After the Jury in the first case became deadlocked and a mistrial was declared, the decision to retry me was astounding and without precedent. Their failure to get the matter before a second jury is a vindication of a strategy that we developed in the course of this whole long battle. We firmly believed that it was possible to mount a principled defense that was, at the same time, legally effective. My lawyer, Peter Rosenthal, was remarkable in agreeing with this and finding the means to combine winning legal arguments with solid political conviction. We went before a jury and acknowledged our militant politics and the plans we had on June 15, 2000 to demand entry for a delegation to the Legislature.
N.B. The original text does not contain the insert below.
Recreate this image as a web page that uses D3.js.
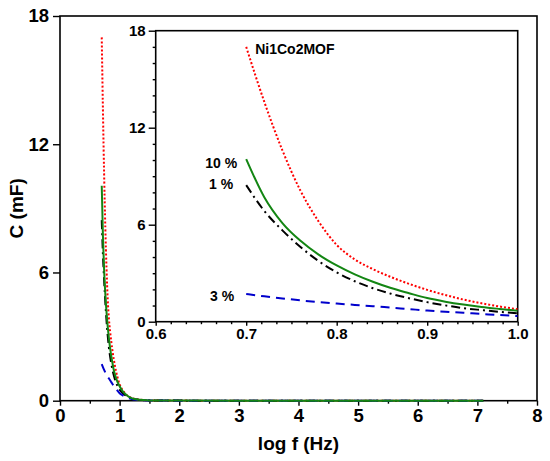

If there was a riot on that day, however, we laid it at the door of an intransigent Government and a reckless and provocative police force. We used all legitimate legal arguments available to us but never went in for any cringing apologetics. We emerge from this long ordeal with our heads held high.

It would be improper to end this statement without thanking all those who stood in solidarity with us. In addition to the Jury trials, dozens of others faced legal attack after June 15 and remained solid in the face of it. Hundreds of people came out to court to show solidarity. Trade unionists and community leaders wrote hundreds of letters on our behalf. People in dozens of countries added their names to statements of support. In the US, South Africa and Korea protests were organized in our defense and, just as the Judges ruling brought things to a halt, solidarity actions were being planned in Britain and Brazil. We did not just win the legal battle. We come out of this stronger than when we went into it. Now, we will take that strength into our fight against poverty and those who inflict it on us.